Day is an accomplished storyteller and prose stylist. She writes with just enough net-friendliness to mine the oddity of the online world while she manages to come off as the enthusiastic girl-next-door. Day really loves her world, and knows how to reveal; both inner and outer realities to the reader by bringing the world to the reader. We both want to and are able to get every supposedly geeky thing she does. We want to cheer her on to the success we already know she has achieved.

But just under all the fun is a revealing portrait of how technology is changing the human community by changing the manner via which humans communicate. From the get-go, Internet provides the unknowingly-isolated Day with a means to be with others like herself. (She's unknowingly isolated because she's being raised well and home-schooled by a loving if quirky family.) She makes friends and hangs out in the place where, as she says, "nobody knows your name" — but the anonymity of the Internet is neither a plus nor a minus, it just is. The virtual identities she beuilds for the Internet help her sculpt her own sense of self.

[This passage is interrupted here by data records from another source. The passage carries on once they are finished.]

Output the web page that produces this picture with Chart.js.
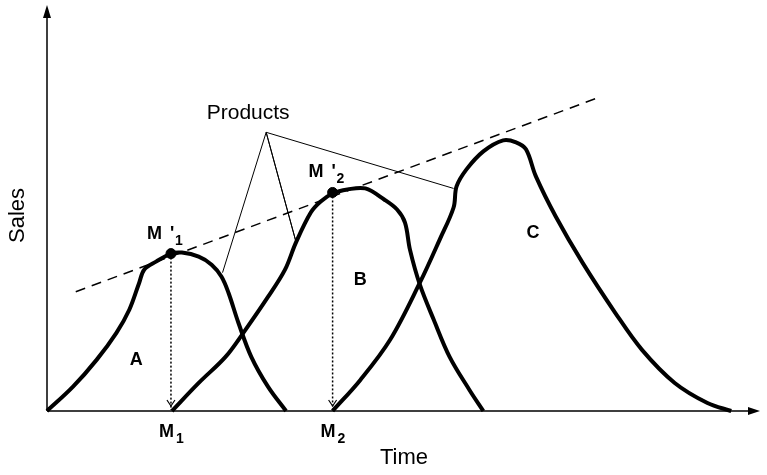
<!DOCTYPE html>
<html>
<head>
<meta charset="utf-8">
<script src="https://cdn.jsdelivr.net/npm/chart.js@4.4.1/dist/chart.umd.min.js"></script>
<style>
  html, body { margin: 0; padding: 0; background: #fff; }
  #wrap { width: 767px; height: 475px; }
</style>
</head>
<body>
<div id="wrap"><canvas id="lifeCycle"></canvas></div>
<script>
// product life cycle curves (time, sales)
const timeA  = [0, 26, 50, 70, 83, 93, 98, 110, 125, 136, 153, 166, 176, 183, 193, 206, 223, 241];
const salesA = [0, 24, 51, 78, 101, 128, 141, 149, 157, 158, 154, 146, 134, 118, 88, 54, 24, 0];

const timeB  = [126, 153, 180, 198, 223, 240, 251, 266, 276, 288, 303, 321, 340, 353, 361, 366, 376, 390, 406, 426, 440];
const salesB = [0, 28, 54, 78, 114, 141, 168, 198, 209, 217, 221, 222, 211, 201, 188, 161, 126, 91, 54, 21, 0];

const timeC  = [288, 316, 346, 376, 396, 410, 413, 423, 440, 460, 473, 483, 493, 513, 540, 573, 600, 633, 666, 690];
const salesC = [0, 31, 71, 128, 171, 203, 224, 241, 259, 270, 268, 261, 234, 194, 148, 98, 61, 28, 8, 0];

// dashed trend line through the maturity points
const trendTime  = [29, 557];
const trendSales = [119, 313];

// maturity points M'1, M'2
const peakTime  = [125, 288];
const peakSales = [157, 218];
const peakSubs  = ['1', '2'];

// "Products" callout: A -> apex -> B -> apex -> C
const calloutTime  = [177, 221, 251, 221, 410];
const calloutSales = [138, 278, 169, 278, 222];

const curveLabels = ['A', 'B', 'C'];
const curveLabelTime  = [90, 316, 490];
const curveLabelSales = [51, 131, 178];

const FONT = "'Liberation Sans', Arial, sans-serif";

const pts = (xs, ys) => xs.map((v, i) => ({ x: v, y: ys[i] }));

const curve = (xs, ys) => ({
  data: pts(xs, ys),
  showLine: true,
  borderColor: '#000',
  borderWidth: 4,
  borderJoinStyle: 'round',
  pointRadius: 0,
  tension: 0.35,
  fill: false,
  clip: false,
  order: 3
});

const drops = peakTime.map((t, i) => ({
  data: [{ x: t, y: peakSales[i] }, { x: t, y: 1 }],
  showLine: true,
  borderColor: '#000',
  borderWidth: 1.5,
  borderDash: [2, 2],
  pointRadius: 0,
  tension: 0,
  clip: false,
  order: 2
}));

const diagram = {
  id: 'diagram',
  afterDraw(chart) {
    const { ctx, scales: { x, y }, chartArea: a } = chart;
    const x0 = x.getPixelForValue(0), y0 = y.getPixelForValue(0);
    ctx.save();
    ctx.strokeStyle = '#000';
    ctx.fillStyle = '#000';

    // axes with arrows
    ctx.lineWidth = 1.5;
    ctx.beginPath();
    ctx.moveTo(x0, y0);
    ctx.lineTo(x0, a.top + 6);
    ctx.moveTo(x0, y0);
    ctx.lineTo(a.right - 8, y0);
    ctx.stroke();
    ctx.beginPath();
    ctx.moveTo(x0, a.top - 5);
    ctx.lineTo(x0 - 4, a.top + 8);
    ctx.lineTo(x0 + 4, a.top + 8);
    ctx.closePath();
    ctx.fill();
    ctx.beginPath();
    ctx.moveTo(a.right - 1, y0);
    ctx.lineTo(a.right - 13, y0 - 4);
    ctx.lineTo(a.right - 13, y0 + 4);
    ctx.closePath();
    ctx.fill();

    // chevrons at the end of the dotted drops
    ctx.lineWidth = 1.2;
    peakTime.forEach(t => {
      const px = x.getPixelForValue(t);
      ctx.beginPath();
      ctx.moveTo(px - 4, y0 - 11);
      ctx.lineTo(px, y0 - 5);
      ctx.lineTo(px + 4, y0 - 11);
      ctx.stroke();
    });

    // M'1, M'2 labels and M1, M2 ticks
    ctx.textBaseline = 'alphabetic';
    ctx.textAlign = 'left';
    peakTime.forEach((t, i) => {
      const px = x.getPixelForValue(t), py = y.getPixelForValue(peakSales[i]);
      ctx.font = 'bold 18px ' + FONT;
      ctx.fillText('M', px - 24, py - 15);
      ctx.fillText("'", px - 1, py - 15);
      ctx.font = 'bold 14px ' + FONT;
      ctx.fillText(peakSubs[i], px + 4, py - 9);

      ctx.font = 'bold 18px ' + FONT;
      ctx.fillText('M', px - 12, y0 + 26);
      ctx.font = 'bold 14px ' + FONT;
      ctx.fillText(peakSubs[i], px + 5, y0 + 32);
    });

    // A, B, C
    ctx.font = 'bold 18px ' + FONT;
    ctx.textAlign = 'center';
    ctx.textBaseline = 'middle';
    curveLabels.forEach((s, i) => {
      ctx.fillText(s, x.getPixelForValue(curveLabelTime[i]), y.getPixelForValue(curveLabelSales[i]));
    });

    // Products
    ctx.font = '21px ' + FONT;
    ctx.textBaseline = 'alphabetic';
    ctx.fillText('Products', x.getPixelForValue(calloutTime[1]) - 18, y.getPixelForValue(calloutSales[1]) - 13);

    // axis titles
    ctx.font = '22px ' + FONT;
    ctx.fillText('Time', (a.left + a.right) / 2, y0 + 53);
    ctx.translate(18, (a.top + a.bottom) / 2 + 5);
    ctx.rotate(-Math.PI / 2);
    ctx.textBaseline = 'middle';
    ctx.fillText('Sales', 0, 0);
    ctx.restore();
  }
};

new Chart(document.getElementById('lifeCycle'), {
  type: 'scatter',
  data: {
    datasets: [
      curve(timeA, salesA),
      curve(timeB, salesB),
      curve(timeC, salesC),
      {
        data: pts(trendTime, trendSales),
        showLine: true,
        borderColor: '#000',
        borderWidth: 1.5,
        borderDash: [10, 7],
        pointRadius: 0,
        clip: false,
        order: 4
      },
      {
        data: pts(calloutTime, calloutSales),
        showLine: true,
        borderColor: '#000',
        borderWidth: 1,
        pointRadius: 0,
        tension: 0,
        clip: false,
        order: 4
      },
      ...drops,
      {
        data: pts(peakTime, peakSales),
        showLine: false,
        pointRadius: 5,
        pointBackgroundColor: '#000',
        pointBorderColor: '#000',
        clip: false,
        order: 1
      }
    ]
  },
  options: {
    responsive: true,
    maintainAspectRatio: false,
    animation: false,
    layout: { padding: { left: 47, right: 0, top: 10, bottom: 64 } },
    plugins: { legend: { display: false }, tooltip: { enabled: false } },
    scales: {
      x: { type: 'linear', min: 0, max: 720, display: false },
      y: { type: 'linear', min: 0, max: 400, display: false }
    }
  },
  plugins: [diagram]
});
</script>
</body>
</html>
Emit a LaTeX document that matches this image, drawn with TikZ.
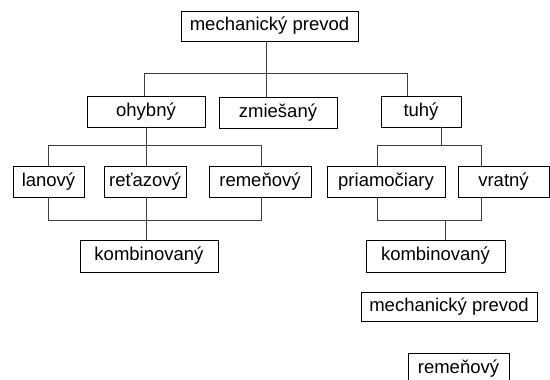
\documentclass[tikz,border=0pt]{standalone}
\usepackage{fontspec}
\setmainfont{Liberation Sans}
\begin{document}
\begin{tikzpicture}[x=1pt,y=-1pt,
  box/.style={draw=black,line width=0.8pt,inner sep=0pt,minimum height=31pt,
    font=\fontsize{18.5}{20}\selectfont,text=black,anchor=center},
  conn/.style={draw=black!75,line width=0.9pt}]
\useasboundingbox (0,0) rectangle (550,380);
\clip (0,0) rectangle (550,380);
% nodes
\node[box,minimum width=177pt,minimum height=30pt] (top) at (269.5,26) {mechanický prevod};
\node[box,minimum width=118pt] (ohyb) at (146,111.5) {ohybný};
\node[box,minimum width=118pt] (zmie) at (278,112.5) {zmiešaný};
\node[box,minimum width=80pt] (tuhy) at (421,111.5) {tuhý};
\node[box,minimum width=71pt] (lano) at (48.5,181.5) {lanový};
\node[box,minimum width=82pt] (reta) at (145,181.5) {reťazový};
\node[box,minimum width=102pt] (reme) at (260,181.5) {remeňový};
\node[box,minimum width=118pt] (priam) at (386,181.5) {priamočiary};
\node[box,minimum width=91pt] (vrat) at (503.5,181.5) {vratný};
\node[box,minimum width=138pt,minimum height=32pt] (kombL) at (149,256) {kombinovaný};
\node[box,minimum width=139pt,minimum height=32pt] (kombR) at (435.5,256) {kombinovaný};
\node[box,minimum width=176pt,minimum height=29pt] (mech2) at (449,306.5) {mechanický prevod};
\node[box,minimum width=101pt] (reme2) at (458.5,368.5) {remeňový};
% junction coordinates
\coordinate (b1) at (266,73);
\coordinate (b1l) at (144,73);
\coordinate (b1r) at (407,73);
\coordinate (b2) at (146,145);
\coordinate (b2l) at (48,145);
\coordinate (b2r) at (261,145);
\coordinate (b3) at (146,220);
\coordinate (b3l) at (48,220);
\coordinate (b3r) at (261,220);
\coordinate (b4) at (441,145);
\coordinate (b4l) at (377,145);
\coordinate (b4r) at (481,145);
\coordinate (b5) at (445,220);
\coordinate (b5l) at (377,220);
\coordinate (b5r) at (481,220);
% level 1
\draw[conn] (top.south -| b1) -- (zmie.north -| b1);
\draw[conn] (ohyb.north -| b1l) -- (b1l) -- (b1r) -- (tuhy.north -| b1r);
% ohybny subtree
\draw[conn] (ohyb.south -| b2) -- (b2);
\draw[conn] (lano.north -| b2l) -- (b2l) -- (b2r) -- (reme.north -| b2r);
\draw[conn] (b2) -- (reta.north -| b2);
\draw[conn] (lano.south -| b3l) -- (b3l) -- (b3r) -- (reme.south -| b3r);
\draw[conn] (reta.south -| b3) -- (kombL.north -| b3);
% tuhy subtree
\draw[conn] (tuhy.south -| b4) -- (b4);
\draw[conn] (priam.north -| b4l) -- (b4l) -- (b4r) -- (vrat.north -| b4r);
\draw[conn] (priam.south -| b5l) -- (b5l) -- (b5r) -- (vrat.south -| b5r);
\draw[conn] (b5) -- (kombR.north -| b5);
\end{tikzpicture}
\end{document}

'You're Never Weird on the Internet (Almost)' is very funny and, as the best humor is, very smart. Felicia Day seem to revel in her own shortcomings, which don't seem to shortcomingly, as it were, when put in the perspective of her story. And her story offers a fine vision of how technology is hanging our visions of ourselves. Read 'You're Never Weird on the Internet (Almost)' for fun, and to find out about Felicia Day, and after you're done, you'll notice you have a rather different perspective on your own life, on and offline.